Dig a little deeper and the fault lines are clear. Since their last title success in 2013, there have been only five occasions on which a United player has claimed seven assists or more in a league season: Wayne Rooney in 2013/14, Angel Di Maria the following year, Romelu Lukaku and Paul Pogba last term and Pogba again this season. Total assists by those four players? 46.
At City, there have been 22 incidences of players claiming seven or more assists in a league campaign over those six years, a spread of 208 assists involving 11 players. Fifteen players have managed at least seven league assists each on 20 occasions at Liverpool, a total of 165 assists.
The creative load is being shared to dizzying effect at those clubs. Cut the supply route off from one or two players at United, Pogba especially, and they start to run out of ideas.
It only underlines Solskjaer’s need for more ingenuity through the middle of the pitch – the sort offered by David Silva or Kevin De Bruyne at City or Tottenham’s Christian Eriksen, for example – and quality delivery or incision from out wide, which the likes of Sadio Mane and Mo Salah, not to mention the rampaging full-backs Andrew Robertson and Trent Alexander-Arnold, provide at Liverpool.
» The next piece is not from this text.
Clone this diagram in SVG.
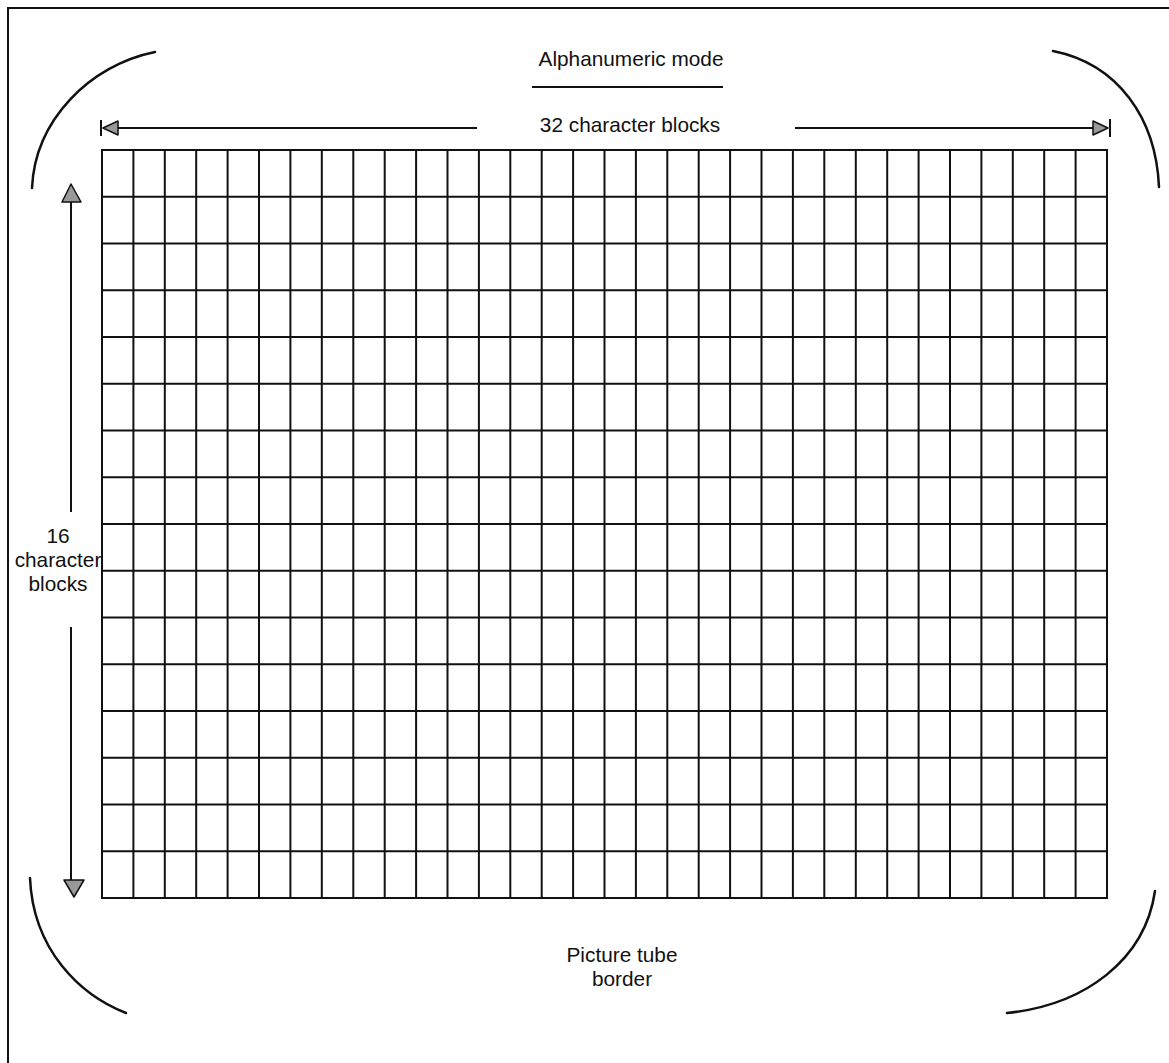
<svg xmlns="http://www.w3.org/2000/svg" width="1169" height="1063" viewBox="0 0 1169 1063">
<style>
.t{font-family:"Liberation Sans",Arial,sans-serif;font-size:20.8px;fill:#111;text-anchor:middle}
.ln{stroke:#111;stroke-width:2;fill:none}
.arc{stroke:#111;stroke-width:2.5;fill:none;stroke-linecap:round}
.head{fill:#999;stroke:#111;stroke-width:1.5;stroke-linejoin:round}
</style>
<rect width="1169" height="1063" fill="#fff"/>
<g id="frame">
<path d="M8,1063 V8 H1169" class="ln" stroke-width="2.5"/>
</g>
<g id="tube-border">
<path class="arc" d="M32,188 C35,120 90,65 155,52"/>
<path class="arc" d="M1053,51 C1118,64 1156,118 1159,187"/>
<path class="arc" d="M30,878 C33,950 80,995 126,1013"/>
<path class="arc" d="M1155,891 C1145,960 1085,1005 1007,1013"/>
</g>
<g id="title">
<text class="t" x="631" y="66">Alphanumeric mode</text>
<line x1="532" y1="87" x2="723" y2="87" class="ln" stroke-width="2.5"/>
</g>
<g id="grid">
<rect x="102" y="150" width="1005" height="748" class="ln" stroke-width="2.5"/>
<path class="ln" d="M133.4,150V898M164.8,150V898M196.2,150V898M227.6,150V898M259.0,150V898M290.4,150V898M321.8,150V898M353.3,150V898M384.7,150V898M416.1,150V898M447.5,150V898M478.9,150V898M510.3,150V898M541.7,150V898M573.1,150V898M604.5,150V898M635.9,150V898M667.3,150V898M698.7,150V898M730.1,150V898M761.5,150V898M792.9,150V898M824.3,150V898M855.8,150V898M887.2,150V898M918.6,150V898M950.0,150V898M981.4,150V898M1012.8,150V898M1044.2,150V898M1075.6,150V898"/>
<path class="ln" d="M102,196.75H1107M102,243.5H1107M102,290.25H1107M102,337H1107M102,383.75H1107M102,430.5H1107M102,477.25H1107M102,524H1107M102,570.75H1107M102,617.5H1107M102,664.25H1107M102,711H1107M102,757.75H1107M102,804.5H1107M102,851.25H1107"/>
</g>
<g id="connectors">
<g id="horizontal-dimension">
<line x1="118" y1="128" x2="477" y2="128" class="ln" stroke-width="1.5"/>
<line x1="795" y1="128" x2="1093" y2="128" class="ln" stroke-width="1.5"/>
<line x1="101" y1="120" x2="101" y2="136" class="ln" stroke-width="2"/>
<polygon class="head" points="103,128 118,121 118,135"/>
<line x1="1110" y1="119" x2="1110" y2="137" class="ln" stroke-width="2"/>
<polygon class="head" points="1108,128 1093,121 1093,135"/>
</g>
<g id="vertical-dimension">
<line x1="71" y1="202" x2="71" y2="512" class="ln" stroke-width="2"/>
<line x1="71" y1="627" x2="71" y2="880" class="ln" stroke-width="2"/>
<polygon class="head" points="71,184 62,202 81,202"/>
<polygon class="head" points="74,897 64,880 84,880"/>
</g>
</g>
<g id="labels">
<text class="t" x="630" y="132">32 character blocks</text>
<text class="t" x="58" y="543">16</text>
<text class="t" x="58" y="567">character</text>
<text class="t" x="58" y="591">blocks</text>
<text class="t" x="622" y="962">Picture tube</text>
<text class="t" x="622" y="986">border</text>
</g>
</svg>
United have been missing a totemic No 10 and a pedigree right-winger and right-back for years.
It is a similar picture in terms of goals. United do not create enough chances but, even when they do, they are not ruthless enough.
Although there have been 15 occasions during this six-year time frame when a United player has scored seven or more league goals in a season, it has contributed a total of just 158 goals. Excluding penalties, no one has managed more than the 16 Lukaku scored last term, with others failing or struggling to scrape into double figures. Arsenal have also had 15 incidences of a player scoring at least seven but with a return of 193.
City have had 22 cases of players scoring at least seven league goals, from which they have plundered 279 goals. There have been 19 occasions of players scoring at least seven at Liverpool (total 255 goals) and 18 at Spurs, for a similarly impressive return of 245 goals.
Seven of Pogba’s 13 league goals have come from the penalty spot and, beyond the Frenchman, there is a chronic shortage of goals from midfield and other areas, which is compounded by the attackers’ troubles.
Jesse Lingard has not scored in the league since Dec 22, Anthony Martial just twice since then. Marcus Rashford has one league goal since Feb 3, Lukaku four since Jan 2, risible tallies for the second half of the season and a significant factor in their dire run of six defeats from eight games.
City’s Raheem Sterling has more goals (eight) than that quartet combined in his past 11 league outings.
There are not enough goals in this United team, and Solskjaer must find a solution.